Saat ritme bicara anak-anak dianggap terlalu cepat, ia meminta para siswa berbicara lebih lambat. Lantaran ada beberapa kata yang diucapkan terlalu cepat sehingga ia tak paham maksudnya.
"Sekarang ini anak-anak tahu, ibu Kiki dari Jawa. Jadi anak-anak sudah tahu oh ini ibunya dari dari Jawa, berbeda. Mereka juga bisa adaptasi, ikut menyesuaikan cara berbicaranya, anak ketika berbicara dengan saya itu, masuknya lebih lembut," katanya.
Strategi Mengajar
"Ih ibu, kenapa ngajarin matematika, saya pikir ibu bukan guru matematika," ujar Kiki menirukan ucapan siswanya saat awal masuk dan berkenalan dengan siswa Sekolah Rakyat.
Sejak saat itu, ia berjanji kepada para siswa untuk membuat mata pelajarannya menjadi seru.
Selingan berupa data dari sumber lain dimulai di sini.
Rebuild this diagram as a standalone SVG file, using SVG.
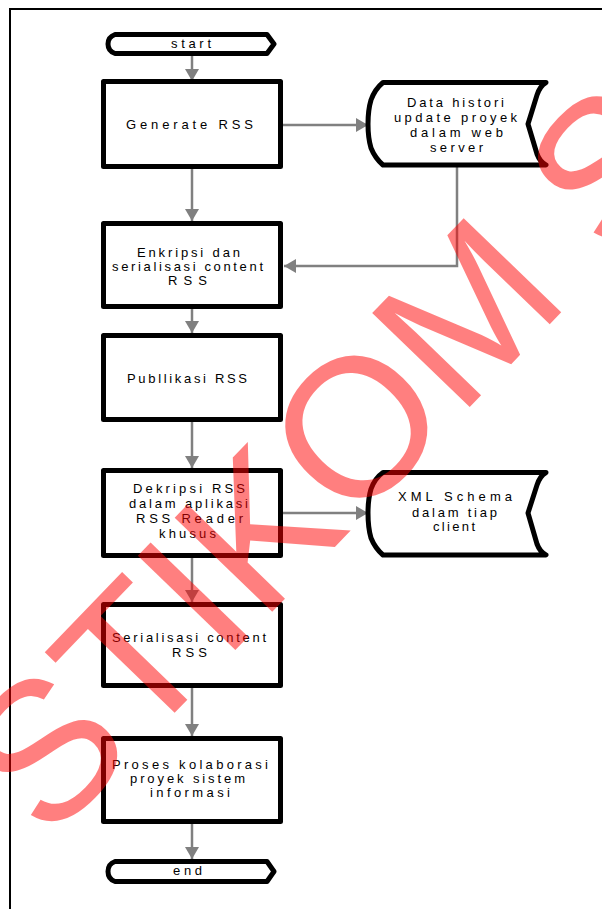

Ia mengatakan pada fase matrikulasi, porsi pembelajaran 50 persen dan pendidikan karakter 50 persen.
"Kita buat seru, kita buat games terus," kata Kiki.
Mengawali pembelajaran, ia mengecek lebih dulu kemampuan dasar matematika siswanya. Para siswa diberikan pengenalan materi SD sampai SMP agar menyesuaikan kemampuan siswa yang tak bisa melakukan penjumlahan dan pengurangan.
"Itu kan menyulitkan ketika nanti mereka sudah masuk ke materi SMA," ujar Kiki.
Strategi tadi supaya siswa mau belajar matematika dengan cara yang seru agar bisa mengikuti pelajaran. Walhasil, selama pelajaran matematika tak ada anak yang keluar masuk kelas.
"Mereka tuh lebih suka ditantang, jadi walaupun tantangannya itu remeh-temeh misal penjumlahan bersusun, mereka tuh senang," katanya.
Begitu pun saat para siswa diberi apresiasi kecil, menurutnya, mereka senang dan lebih terpacu untuk belajar. Tak jarang, kini banyak yang meminta maju untuk menjawab soal materinya. Ia juga kerap membuat variasi belajar dengan games matematika.
Kemampuan matematika siswanya secara rata-rata sama. Tak ada yang dominan atau kurang semuanya. Hanya saja memang ada beberapa anak yang butuh perhatian khusus, misalnya, ada seorang anak yang memiliki keterbatasan intelektual. Ia pun harus meluangkan tambahan jam belajar sesuai persetujuan si anak tersebut.
"Jadi berpikirnya lebih lambat daripada usia perkembangannya. Anak itu yang penting, menurut saya, walaupun mereka nggak paham, tapi setidaknya ikut kontribusi aktifnya dulu, happy lah setidaknya di kelas matematika," ujar Kiki.
Ajarkan Kedisiplinan
Kedisiplinan menjadi salah satu hal yang menurut Kiki masih perlu ditanamkan kepada para siswa. Saat awal pembelajaran, para siswa kerap terlambat masuk kelas. Ia menduga karena mungkin mereka belum mengetahui jadwal.
"Jadi para guru harus ikut turun tangan naik ke kamar-kamarnya untuk mengecek. Kita punya data per anak, per kelas, itu kamar berapa kamar berapa, kita cek satu per satu," ujarnya.
Para guru mendisiplinkan para siswa dengan menekankan mereka harus tahu ada kewajiban masuk kelas tepat waktu. Mereka memberikan pemahaman bahwa jika ada yang terlambat, waktu belajar akan terpotong dan teman lainnya terdistraksi.
"Ada perkembangan, cuma mungkin ada beberapa anak masih butuh penanganan khusus," katanya.
Setelah dua bulan dan melewati tahap pengenalan, para siswa sudah memiliki jadwal sekolah dan keseharian.
"Jadi mereka lebih bisa teratur disiplinnya dari situ, ada perubahannya juga," katanya.
Tak hanya bahasa, Kiki juga harus pelan-pelan beradaptasi dengan varian makanan di Makassar. Rasanya cenderung pedas, agak berbeda dengan makanan dari tempat asalnya.
"Ketika kumpul bareng-bareng sama teman, ayo makan bareng, aduh makanannya pedas nih, tapi mau enggak mau kita tetap coba, sedikit demi sedikit, saya coba masuklah ke dunianya mereka. Akhirnya setelah berapa lama mulai bisa," katanya.